2.3 Set Goals for Each Split – Determine concrete objectives (e.g., separate DB and application in the first phase, redesign data model in the second). Avoid overly fine granularity; start with larger boundaries and refine later.

2.4 Assess Current Architecture – Review codebase, dependencies, and potential failure scenarios before proceeding.

3. Practical DB Splitting

3.1 Vertical and Horizontal Splitting – Vertical splitting moves tables to separate databases based on functional domains; horizontal splitting shards large tables (e.g., a message table with millions of rows) across multiple databases.

3.1.1 Global ID Generation – Replace auto‑increment primary keys with a globally unique ID generator to avoid key collisions during migration. Options include:

Twitter Snowflake (non‑sequential)

MySQL table using auto_increment (sequential)

Dual‑table approach generating odd/even IDs

Alibaba’s internal tddl‑sequence (memory‑backed, non‑sequential)

Using global IDs prevents conflicts when rolling back or merging data after a split.

3.1.2 Migration Steps

Create new tables with utf8mb4 charset and required indexes.

Perform full data migration during low‑traffic windows, controlling concurrency.

Synchronize incremental changes via binlog tools (e.g., Alibaba Canal or Otter). Ensure the binlog start point is before the full migration to avoid data loss.

3.1.3 Join Query Refactoring – Cross‑database joins are unsupported; therefore, all join queries must be rewritten. Strategies include:

Business decoupling to eliminate joins.

Duplicating tables (global tables) – not ideal for large schemas.

Adding redundant foreign‑key fields.

In‑memory composition via RPC calls (suitable for low‑QPS jobs).

Local caching of remote data for high‑QPS read‑heavy scenarios.

3.1.4 Cut‑over Strategies

DB Stop‑Write – Quickly switch traffic by stopping writes to the old DB. Low cost but risky if rollback is needed during peak periods.

Dual‑Write – Write to both old and new tables for a short window, handling exceptions explicitly. Safer rollback, but adds latency and complexity.

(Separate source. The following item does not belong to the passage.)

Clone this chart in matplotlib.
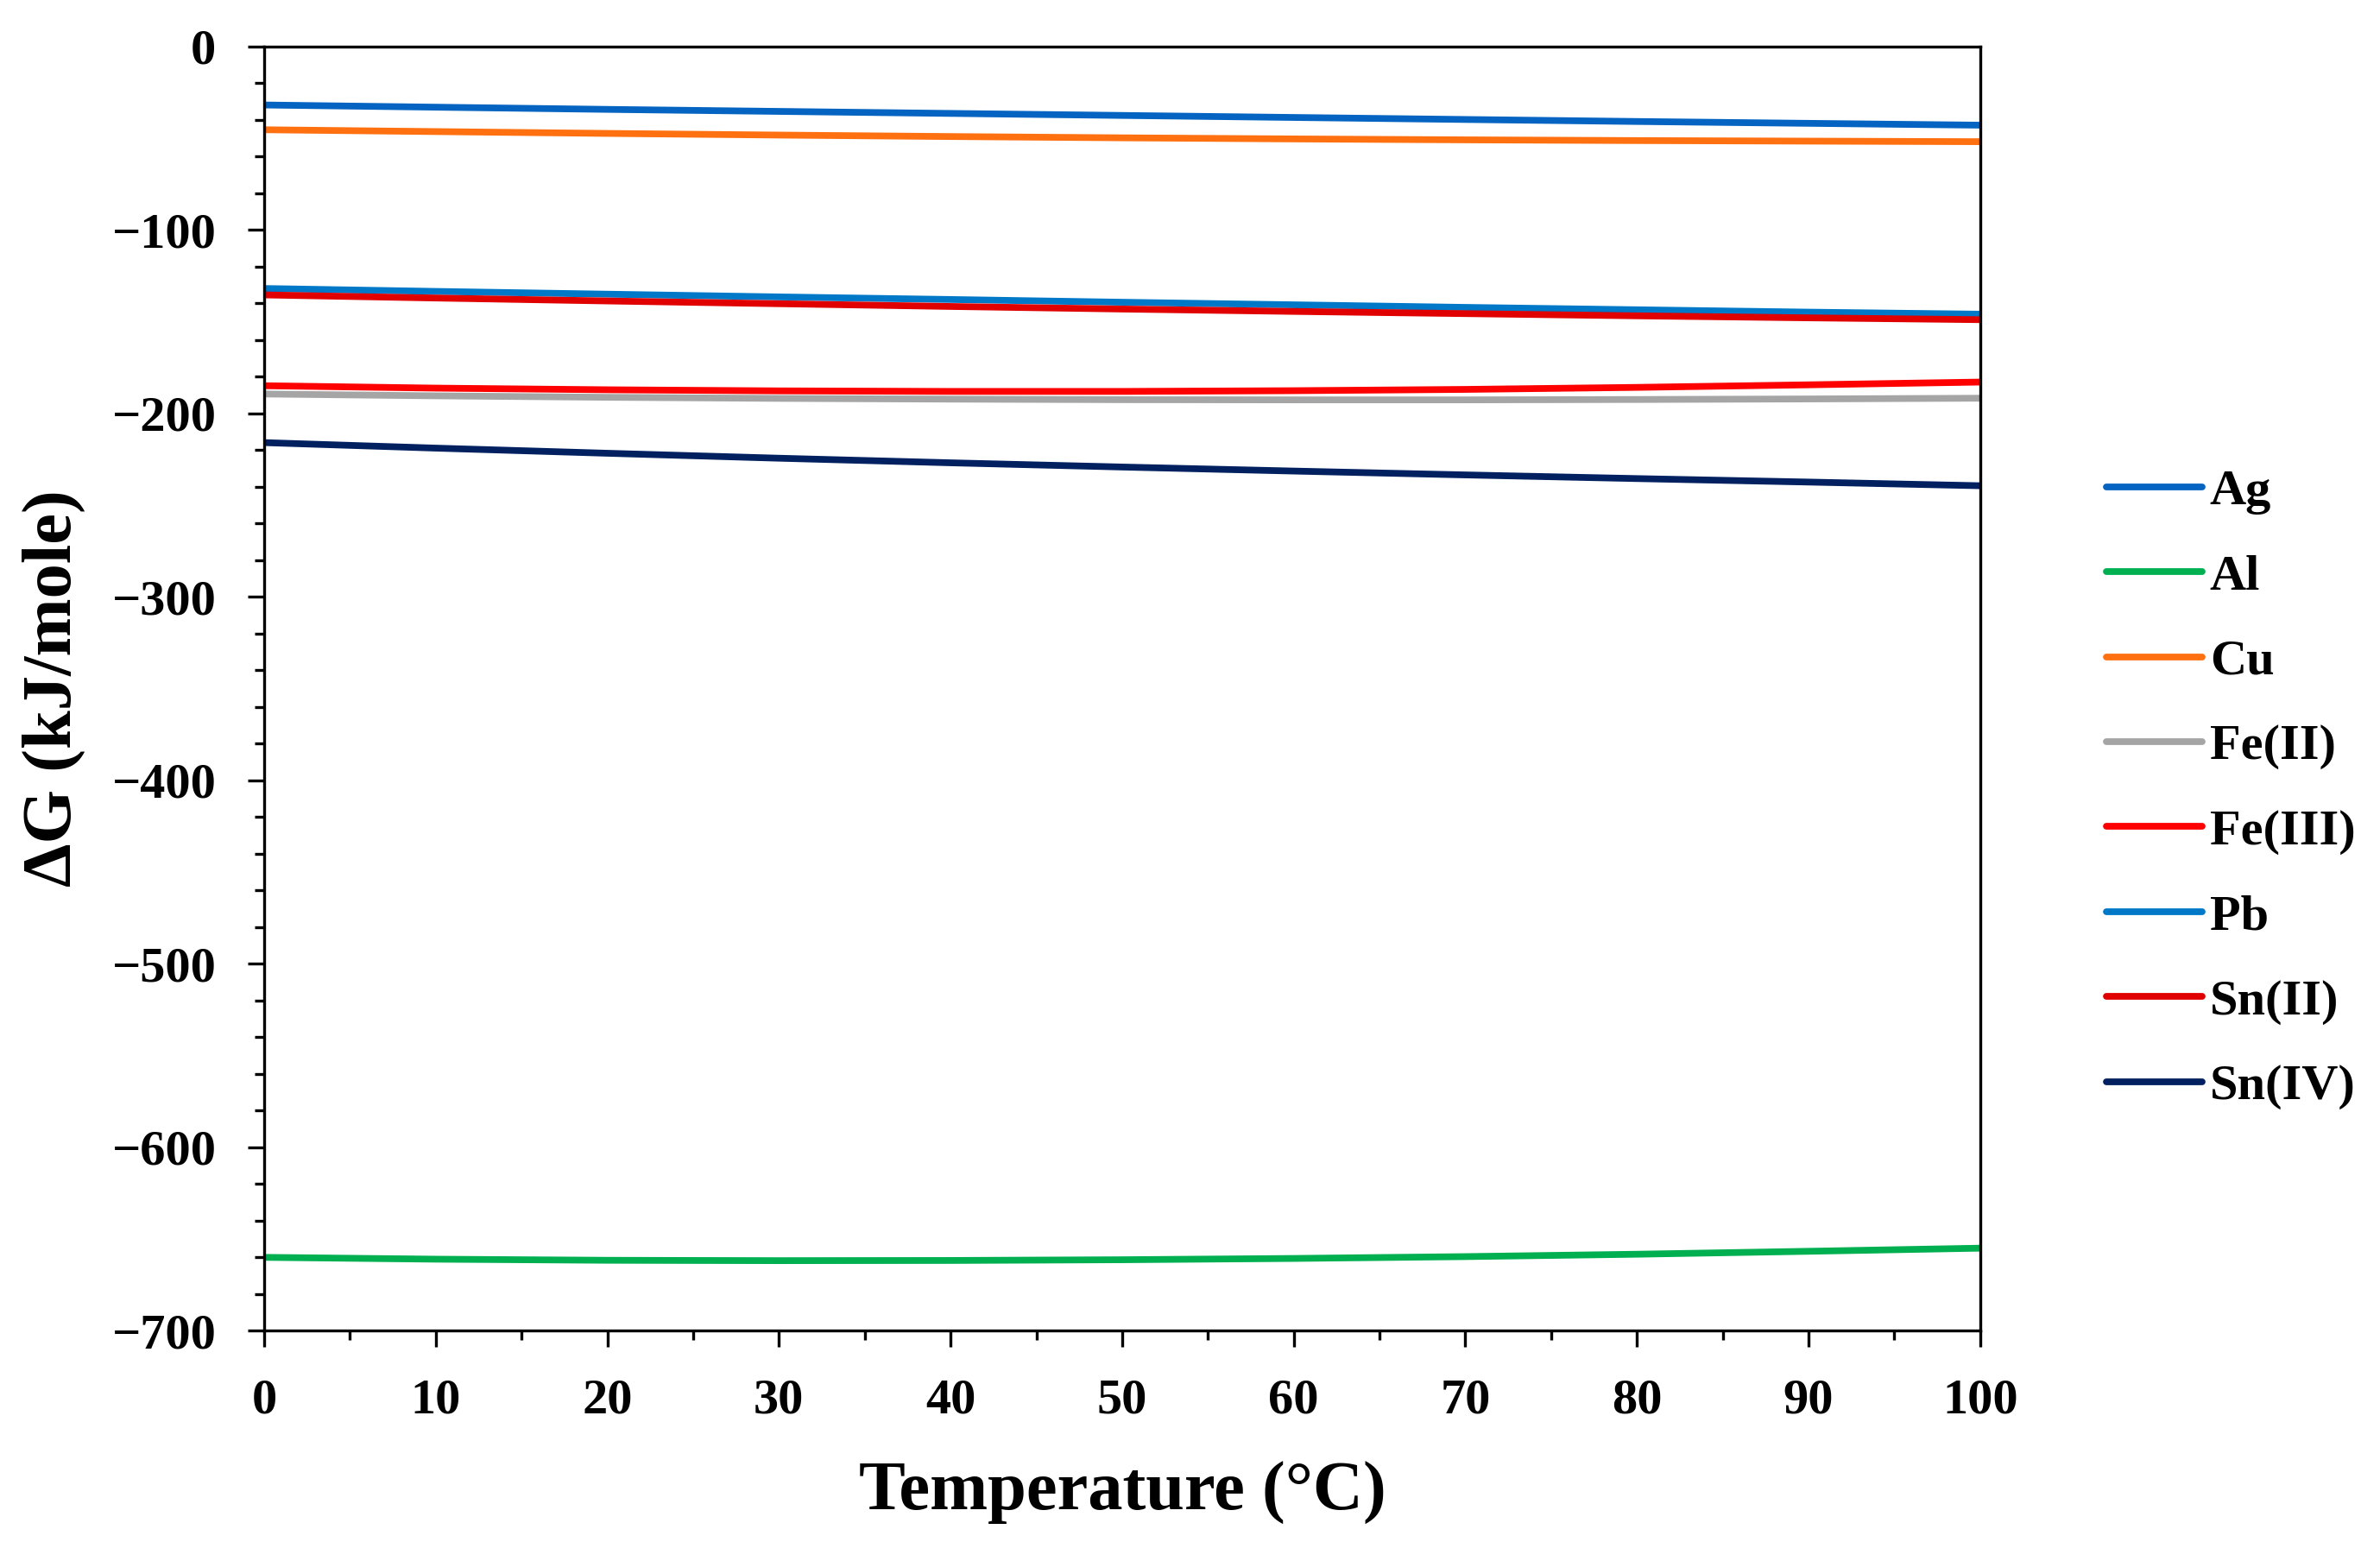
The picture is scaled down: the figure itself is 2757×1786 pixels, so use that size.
import numpy as np
import matplotlib
matplotlib.use("Agg")
import matplotlib.pyplot as plt
from matplotlib.ticker import MultipleLocator

# temperature (°C)
temp = [0, 10, 20, 30, 40, 50, 60, 70, 80, 90, 100]

# Gibbs free energy (kJ/mole)
ag = [-32, -33.2, -34.4, -35.5, -36.6, -37.7, -38.8, -39.9, -41, -42, -43]
al = [-660, -661, -661.6, -661.8, -661.7, -661.3, -660.6, -659.6, -658.3, -656.7, -655]
cu = [-45.5, -46.5, -47.5, -48.4, -49.2, -49.9, -50.5, -51, -51.4, -51.7, -52]
fe2 = [-189.5, -190.5, -191.3, -191.9, -192.3, -192.6, -192.7, -192.7, -192.5, -192.2, -191.8]
fe3 = [-185, -186.3, -187.2, -187.8, -188.1, -188.1, -187.7, -187, -185.9, -184.5, -183]
pb = [-132, -133.6, -135.1, -136.6, -138, -139.5, -140.9, -142.3, -143.6, -144.9, -146]
sn2 = [-135.5, -137.2, -138.8, -140.3, -141.8, -143.2, -144.5, -145.7, -146.9, -148, -149]
sn4 = [-216, -219, -221.8, -224.5, -227, -229.3, -231.5, -233.6, -235.6, -237.5, -239.5]

labels = ["Ag", "Al", "Cu", "Fe(II)", "Fe(III)", "Pb", "Sn(II)", "Sn(IV)"]
series = [ag, al, cu, fe2, fe3, pb, sn2, sn4]
colors = ["#0563C1", "#00B050", "#FF7010", "#A5A5A5", "#FF0000", "#0078C8", "#E00000", "#002060"]

plt.rcParams['font.family'] = ['Liberation Serif', 'DejaVu Serif']
plt.rcParams['font.weight'] = 'bold'

fig = plt.figure(figsize=(13.785, 8.93), dpi=200)
ax = fig.add_axes([0.111, 0.137, 0.721, 0.833])

for vals, lab, col in zip(series, labels, colors):
    ax.plot(temp, vals, color=col, linewidth=2.8, label=lab, solid_capstyle='round')

ax.set_xlim(0, 100)
ax.set_ylim(-700, 0)
ax.xaxis.set_major_locator(MultipleLocator(10))
ax.xaxis.set_minor_locator(MultipleLocator(5))
ax.yaxis.set_major_locator(MultipleLocator(100))
ax.yaxis.set_minor_locator(MultipleLocator(20))
ax.tick_params(which='major', direction='out', length=7, width=1.2, labelsize=21, pad=13)
ax.tick_params(which='minor', direction='out', length=4, width=1.2)
for lbl in ax.get_xticklabels() + ax.get_yticklabels():
    lbl.set_fontweight('bold')
for sp in ax.spines.values():
    sp.set_linewidth(1.2)

ax.set_xlabel("Temperature (°C)", fontsize=29, fontweight='bold', labelpad=16)
ax.set_ylabel("ΔG (kJ/mole)", fontsize=29, fontweight='bold', labelpad=11)

leg = fig.legend(loc='center left', bbox_to_anchor=(0.866, 0.488), frameon=False,
                 prop={'size': 21, 'weight': 'bold'}, handlelength=1.9,
                 handletextpad=0.15, labelspacing=0.78)

fig.savefig("out.png", dpi=200)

3.1.5 Feature Switch Management – Feature switches must default to null and be carefully initialized to avoid default‑value‑induced dirty reads after a restart.

4. Consistency After Splitting

When data moves to separate databases, traditional transactions no longer work. Options are:

Distributed transactions – generally avoided due to performance impact.

Message‑based compensation – use a message queue to achieve eventual consistency.

Scheduled compensation jobs – periodic tasks that reconcile data differences.

5. Post‑Split Stability

5.1 Defensive Programming – Implement fallback strategies, set timeouts, and convert strong dependencies to weak ones (e.g., async processing).

5.2 Interface Design for Consumers – Follow the principle of minimal exposure, provide batch APIs to avoid N+1 RPC calls, and avoid long‑running endpoints.

5.3 Capacity Control – Apply flow control per application, enforce quotas, and limit tenant usage in SaaS scenarios.

5.4 Operational SOPs – Maintain clear runbooks for incident response, clean up legacy technical debt, and monitor resource usage (CPU, memory, network, disk). Predictable resource consumption can be achieved by adding local caches (e.g., Guava) to limit burst traffic to Redis/Tair and the database.

6. Summary

Successful application splitting requires thorough preparation, incremental and testable steps, robust rollback plans, and well‑defined SOPs. Anticipate Murphy’s Law: the problems you fear will happen quickly, so invest in defensive design, clear boundaries, and automated remediation.